Column: The stages I took to becoming a stay-at-home mum...
Somehow, almost overnight, I went from being a driven career girl in the city, to a breastfeeding, co-sleeping, cloth nappying, stay-at-home mum. Gulp.
My transition came in a set of stages:
1) Ignorance: What is it that stay-at-home-mums actually do?! I mean, besides getting their nails and hair done. I’ll never have kids until I’m at the top of the career ladder. Being a housewife is just for ladies of leisure.
3) Vanity: Do you think I can do this pregnancy thing without stretch marks and getting fat? Gym, eat an extra apple a day and plenty of water. Sorted.
4) Reality: I feel sick. All I want to do is eat stodge. I can’t stretch to lather myself in bio-oil let alone apply fake tan. And as for the gym, I can just about waddle there and throw a few shapes in Zumba then I. am. done.
5) Labour: Giving birth will be a piece of cake. I’ve no time for hypno-birthing so I’ll just throw some relaxing songs on to a CD and hope for the best. I’m going to have a totally ‘natural’ birth: no drugs, no intervention and a water pool.
6. Aaaand push: Welcome to a long and extremely painful labour. Plus a few work phone calls. Give me the drugs!
7) Becoming parents: Gush! Our world has changed. Life has a whole new purpose for us. We never realised how much happiness this little smiling/ crying/ pooing person could bring us. Cue a billion selfies (no pouting - just smiling).
8) Attachment parenting: I’ve somehow fallen into this co-sleeping, cloth nappying, breast feeding, baby-led weaning mode da vie. Pre-baby I said I would only MAYBE breastfeed, in a secluded place, and now I find myself getting my boobs out and about whenever wherever. What’s happened to me?!
9) Second baby: Yup, I can do this. I’m now tandem feeding my two little sprogs. Goodbye Victoria’s Secret and hello big comfy bras.

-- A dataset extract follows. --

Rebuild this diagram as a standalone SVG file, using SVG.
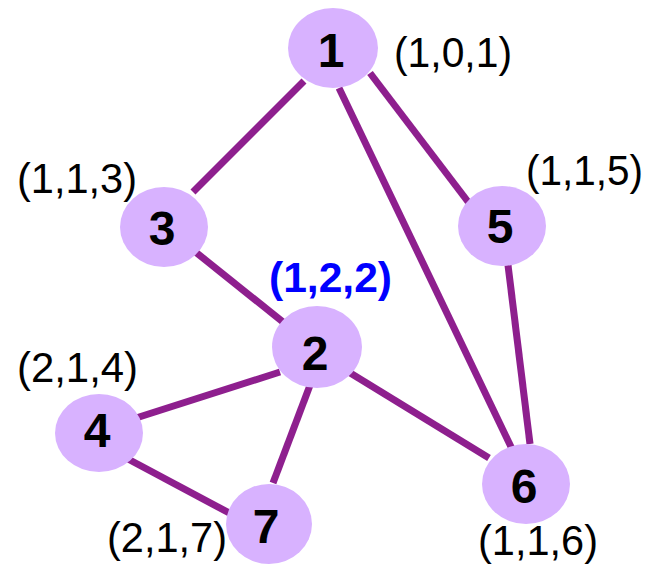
<svg xmlns="http://www.w3.org/2000/svg" width="652" height="565" viewBox="0 0 652 565">
<style>
.edge{stroke:#8E1F8E;stroke-width:7;stroke-linecap:butt;fill:none}
.node ellipse{fill:#D8B2FF;stroke:none}
.nl{font-family:"Liberation Sans",Arial,sans-serif;font-weight:bold;font-size:48px;fill:#000;text-anchor:middle}
.tag{font-family:"Liberation Sans",Arial,sans-serif;font-size:42px;fill:#000}
.hl{font-family:"Liberation Sans",Arial,sans-serif;font-size:42px;font-weight:bold;fill:#0000FF}
</style>
<rect width="652" height="565" fill="#fff"/>
<g id="connectors">
<line class="edge" x1="304" y1="81" x2="193" y2="192"/>
<line class="edge" x1="339" y1="88" x2="513" y2="451"/>
<line class="edge" x1="370" y1="73" x2="472" y2="207"/>
<line class="edge" x1="193" y1="250" x2="283" y2="322"/>
<line class="edge" x1="508" y1="265" x2="530" y2="444"/>
<line class="edge" x1="347" y1="371" x2="489" y2="458"/>
<line class="edge" x1="280" y1="372" x2="136" y2="418"/>
<line class="edge" x1="312" y1="380" x2="273" y2="483"/>
<line class="edge" x1="128" y1="459" x2="233" y2="515"/>
</g>
<g id="node1" class="node"><ellipse cx="333" cy="48" rx="45" ry="40"/><text class="nl" x="331" y="67">1</text></g>
<g id="node3" class="node"><ellipse cx="164" cy="227" rx="44" ry="40"/><text class="nl" x="162" y="245">3</text></g>
<g id="node5" class="node"><ellipse cx="502" cy="226" rx="44" ry="40"/><text class="nl" x="500" y="243">5</text></g>
<g id="node2" class="node"><ellipse cx="317" cy="347" rx="45" ry="41"/><text class="nl" x="315" y="370">2</text></g>
<g id="node4" class="node"><ellipse cx="99" cy="433" rx="44" ry="39"/><text class="nl" x="97" y="447">4</text></g>
<g id="node7" class="node"><ellipse cx="269" cy="524" rx="43" ry="40"/><text class="nl" x="266" y="543">7</text></g>
<g id="node6" class="node"><ellipse cx="526" cy="484" rx="44" ry="40"/><text class="nl" x="524" y="503">6</text></g>
<g id="labels">
<text class="tag" x="394" y="67" textLength="118" lengthAdjust="spacingAndGlyphs">(1,0,1)</text>
<text class="tag" x="17" y="193" textLength="120" lengthAdjust="spacingAndGlyphs">(1,1,3)</text>
<text class="tag" x="526" y="185" textLength="117" lengthAdjust="spacingAndGlyphs">(1,1,5)</text>
<text class="hl" x="269" y="292" textLength="123" lengthAdjust="spacingAndGlyphs">(1,2,2)</text>
<text class="tag" x="17" y="382" textLength="121" lengthAdjust="spacingAndGlyphs">(2,1,4)</text>
<text class="tag" x="107" y="552" textLength="120" lengthAdjust="spacingAndGlyphs">(2,1,7)</text>
<text class="tag" x="478" y="555" textLength="120" lengthAdjust="spacingAndGlyphs">(1,1,6)</text>
</g>
</svg>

10) Stay-At-Home-Mum admission: Well I’m never going to be Prime Minster anyway. I tried this career mum thing with my first child but I was spending too many of my little girl’s first precious moments on the M62. I won’t make that mistake again. My ambition and drive have not disappeared, they’ve just changed. Being content is my happy place and being a mum is where I’m needed right now.